The most common association with the Star is with Christ’s birth and the guidance given to the Magi.  More generally, stars symbolize divine guidance or favor.  This particular four-pointed example is sometimes called the Cross Etoile or Star Cross.  The roughly equal point length relates it to the Greek Cross.  In a subtle way, then, this symbol relates to both the birth and death of Christ.

Jesus Christ is called the Bread of Life.  Two medallions feature loaves of bread.  In one, a Loaf is paired with a cup or Chalice, clearly pointing toward the Last Supper and our Sacrament initiated there, the Lord’s Supper.  These two also represent Melchizidek, the Old Testament Priest and King who is seen to prefigure Christ.  Stretching the imagery just a bit, we can see here a baptismal font.  The octagonal base is a traditional shape for such a vessel.  Fonts also often have a wave-like pattern, as here.  The shape interpreted above as a loaf of bread, might represent the cover of the font.  If this is the case, the medallion would symbolize both sacraments.


In a second medallion, loaves are joined to fishes.  While this is a specific symbol of Saint Jude, in this context, the Loaves and Fishes most likely reference is to Jesus feeding the multitude.  Thereby it celebrates His miraculous power as well a God’s gracious providence.  Each loaf is marked with a cross.  The vessel that contains them has a cross-hatch pattern, identifying it as a basket – further tying the symbol to the feeding of the thousands.

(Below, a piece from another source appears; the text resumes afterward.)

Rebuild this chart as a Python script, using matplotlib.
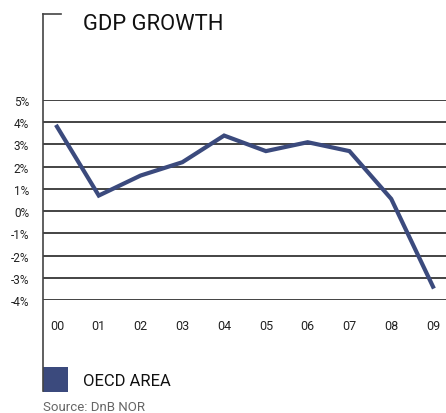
import matplotlib.pyplot as plt
from matplotlib.lines import Line2D
from matplotlib.patches import Rectangle

plt.rcParams['font.family'] = ['Roboto', 'DejaVu Sans']

# OECD area GDP growth, % per year
years = ['00', '01', '02', '03', '04', '05', '06', '07', '08', '09']
growth = [3.8, 0.7, 1.6, 2.2, 3.4, 2.7, 3.1, 2.7, 0.55, -3.4]
y_ticks = [5, 4, 3, 2, 1, 0, -1, -2, -3, -4]

navy = '#3b4a7d'
W, H = 446, 414

fig = plt.figure(figsize=(W / 100, H / 100), dpi=100)

# plot area: 5% line at y=101px, -4% line at y=301px
ax = fig.add_axes([43 / W, (H - 301) / H, (W - 43) / W, 200 / H])
ax.set_ylim(-4, 5)
ax.set_xlim(-14 / 41.8, 9 + 13 / 41.8)
for spine in ax.spines.values():
    spine.set_visible(False)

for v in y_ticks:
    ax.axhline(v, color='#111111', lw=1.1, zorder=1)

ax.plot(range(len(years)), growth, color=navy, lw=3.0,
        solid_joinstyle='miter', zorder=3)

ax.set_yticks(y_ticks)
ax.set_yticklabels([f'{v}%' for v in y_ticks])
ax.set_xticks(range(len(years)))
ax.set_xticklabels(years)
ax.tick_params(axis='y', length=0, pad=10, labelsize=8.5, labelcolor='#222222')
ax.tick_params(axis='x', length=0, pad=14, labelsize=9, labelcolor='#222222')

# left bracket line running from the title down to the legend
fig.add_artist(Line2D([43 / W, 43 / W], [1 - 15 / H, 1 - 392 / H],
                      color='#444444', lw=1.2, transform=fig.transFigure))
fig.add_artist(Line2D([43 / W, 61 / W], [1 - 15 / H, 1 - 15 / H],
                      color='#444444', lw=1.2, transform=fig.transFigure))

fig.text(83 / W, 1 - 25 / H, 'GDP GROWTH', fontsize=15.8, color='#111111',
         va='center', ha='left')

# legend swatch and label
fig.add_artist(Rectangle((43 / W, 1 - 393 / H), 25 / W, 25 / H,
                         facecolor=navy, edgecolor='none',
                         transform=fig.transFigure))
fig.text(83 / W, 1 - 382 / H, 'OECD AREA', fontsize=12, color='#111111',
         va='center', ha='left')

fig.text(43 / W, 1 - 408 / H, 'Source: DnB NOR', fontsize=9.5, color='#666666',
         va='center', ha='left')

fig.savefig('out.png', dpi=100)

Saltire is a word that means crossed.  Here we see Keys Saltire which is commonly symbolic of Saint Peter.  The keys emblemize the authority of the Church, given by Christ through Peter.  In Roman Catholic context the keys represent Confession and Absolution or Excommunication and Restoration.  These are unlikely references in a church of the Reformed tradition, such as Shadyside.